The sharing part of this work involved posting the selfie on Twitter with the hashtag #hamletselfie (more forthcoming) and leading the class in a conversation about how the selfie attempted to capture a particular state of mind and/or performed identity.
How weary, stale, flat, and unprofitable
Seem to me all the uses of this world!
and indeed, it goes so
heavily with my disposition that this goodly frame, the earth,
seems to me a sterile promontory;
http://instagram.com/p/kAyRAPB55f/
This activity took place in a class titled “Topics in Literature” that is part of the MAT & MEd programs in English Education at KSU. Using Jenkins & Kelley’s (2013) book about reading in participatory culture as our central text (along with the companion website Flows of Reading & Teachers’ Strategy Guides) we are considering how we can evolve the teaching of literature in ways that take up literacy practices validated by school through leveraging participatory social practices adolescents enact (or can potentially enact) across contexts and digital spaces.
We are just getting started with grappling with participatory culture and working through the many constraints teachers face in their classrooms. However, we think activities like the #hamletselfie as an interpretive act of remix and annotation leverages both the school-sanctioned literacy practices related to literary interpretation and the social practices related to communicating and performing identities via digital and social media. We think adolescents can get to know Hamlet in a way that helps them reconsider how people are reading (and potentially pathologizing) their own “antic dispositions.”

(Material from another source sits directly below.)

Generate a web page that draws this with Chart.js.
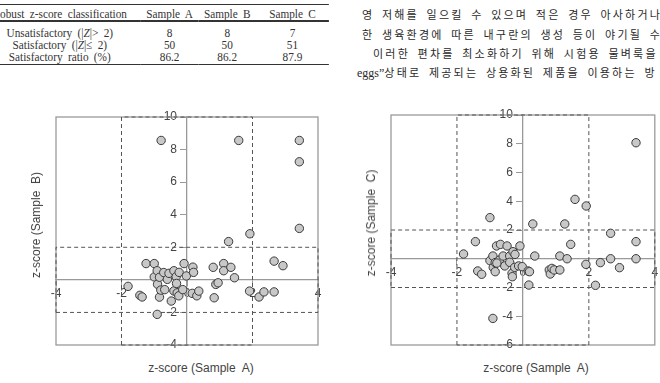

UPDATE: We thought for the assessment students could consider their intended meaning/interpretation compared to the one constructed by the class (with an opportunity to take a new selfie based on that feedback). We’re really interested in learning if any students’ own selfie practices would shift as a result of thinking through these issues.
References
Jenkins, H., & Kelley, W. (Eds.). (2013). Reading in a participatory culture: Remixing Moby-Dick in the English classroom. New York: Teachers College Press.